* [Exercise requirements]
Would you quote the material below from its first line through the line containing "6.3e46, 2.24e46, 2.0e45, 4.9e44, 1.2e44, 6.9e43]", exactly and with both ends included?

* [Provided material]
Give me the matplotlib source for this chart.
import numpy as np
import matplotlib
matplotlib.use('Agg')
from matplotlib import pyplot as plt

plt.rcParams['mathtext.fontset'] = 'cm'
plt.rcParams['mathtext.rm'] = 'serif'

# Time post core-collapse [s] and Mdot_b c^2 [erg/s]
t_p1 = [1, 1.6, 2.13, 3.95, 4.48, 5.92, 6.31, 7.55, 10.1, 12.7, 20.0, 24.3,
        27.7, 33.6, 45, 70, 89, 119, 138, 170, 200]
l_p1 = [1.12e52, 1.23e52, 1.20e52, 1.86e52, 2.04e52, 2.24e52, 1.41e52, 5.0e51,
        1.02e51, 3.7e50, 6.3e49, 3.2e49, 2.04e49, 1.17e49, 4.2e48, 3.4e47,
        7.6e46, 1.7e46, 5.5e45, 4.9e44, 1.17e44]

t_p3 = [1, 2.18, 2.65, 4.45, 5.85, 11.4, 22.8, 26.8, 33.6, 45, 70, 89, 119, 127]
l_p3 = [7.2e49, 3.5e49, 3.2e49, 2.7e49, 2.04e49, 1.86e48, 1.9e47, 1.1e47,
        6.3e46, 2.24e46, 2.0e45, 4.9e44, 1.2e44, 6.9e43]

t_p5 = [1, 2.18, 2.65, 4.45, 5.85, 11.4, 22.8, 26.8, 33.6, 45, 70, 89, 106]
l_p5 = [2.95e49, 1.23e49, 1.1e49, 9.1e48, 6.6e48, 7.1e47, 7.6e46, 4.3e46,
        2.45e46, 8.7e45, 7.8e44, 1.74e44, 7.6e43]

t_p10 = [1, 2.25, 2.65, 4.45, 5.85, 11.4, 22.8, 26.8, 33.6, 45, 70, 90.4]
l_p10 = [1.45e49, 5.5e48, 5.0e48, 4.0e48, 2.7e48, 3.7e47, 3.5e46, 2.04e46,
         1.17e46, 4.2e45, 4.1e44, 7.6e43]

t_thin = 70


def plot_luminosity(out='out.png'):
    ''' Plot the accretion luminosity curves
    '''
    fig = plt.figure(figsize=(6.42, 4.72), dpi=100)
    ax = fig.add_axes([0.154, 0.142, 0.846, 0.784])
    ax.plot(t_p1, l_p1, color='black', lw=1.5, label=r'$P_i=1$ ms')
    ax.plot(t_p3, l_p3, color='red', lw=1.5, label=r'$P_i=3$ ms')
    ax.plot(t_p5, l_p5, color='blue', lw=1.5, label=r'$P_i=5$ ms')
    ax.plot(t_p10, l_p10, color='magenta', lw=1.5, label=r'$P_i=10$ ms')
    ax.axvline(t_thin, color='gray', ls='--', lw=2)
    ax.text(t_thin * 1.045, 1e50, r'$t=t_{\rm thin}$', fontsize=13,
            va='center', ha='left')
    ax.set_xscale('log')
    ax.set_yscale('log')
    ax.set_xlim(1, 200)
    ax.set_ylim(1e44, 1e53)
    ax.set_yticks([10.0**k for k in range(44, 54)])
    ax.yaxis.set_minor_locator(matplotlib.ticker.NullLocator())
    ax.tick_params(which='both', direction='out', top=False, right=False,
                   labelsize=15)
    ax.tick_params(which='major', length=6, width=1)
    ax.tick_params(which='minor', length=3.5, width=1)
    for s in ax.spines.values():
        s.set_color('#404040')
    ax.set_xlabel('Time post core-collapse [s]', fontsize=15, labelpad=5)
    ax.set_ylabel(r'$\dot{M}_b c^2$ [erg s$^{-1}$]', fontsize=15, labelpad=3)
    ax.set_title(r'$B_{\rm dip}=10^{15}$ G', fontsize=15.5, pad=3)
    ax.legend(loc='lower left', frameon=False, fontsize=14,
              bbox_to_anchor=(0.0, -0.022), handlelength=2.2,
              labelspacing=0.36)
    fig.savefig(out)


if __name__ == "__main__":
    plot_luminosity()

* [Answer for this exercise]
Give me the matplotlib source for this chart.
import numpy as np
import matplotlib
matplotlib.use('Agg')
from matplotlib import pyplot as plt

plt.rcParams['mathtext.fontset'] = 'cm'
plt.rcParams['mathtext.rm'] = 'serif'

# Time post core-collapse [s] and Mdot_b c^2 [erg/s]
t_p1 = [1, 1.6, 2.13, 3.95, 4.48, 5.92, 6.31, 7.55, 10.1, 12.7, 20.0, 24.3,
        27.7, 33.6, 45, 70, 89, 119, 138, 170, 200]
l_p1 = [1.12e52, 1.23e52, 1.20e52, 1.86e52, 2.04e52, 2.24e52, 1.41e52, 5.0e51,
        1.02e51, 3.7e50, 6.3e49, 3.2e49, 2.04e49, 1.17e49, 4.2e48, 3.4e47,
        7.6e46, 1.7e46, 5.5e45, 4.9e44, 1.17e44]

t_p3 = [1, 2.18, 2.65, 4.45, 5.85, 11.4, 22.8, 26.8, 33.6, 45, 70, 89, 119, 127]
l_p3 = [7.2e49, 3.5e49, 3.2e49, 2.7e49, 2.04e49, 1.86e48, 1.9e47, 1.1e47,
        6.3e46, 2.24e46, 2.0e45, 4.9e44, 1.2e44, 6.9e43]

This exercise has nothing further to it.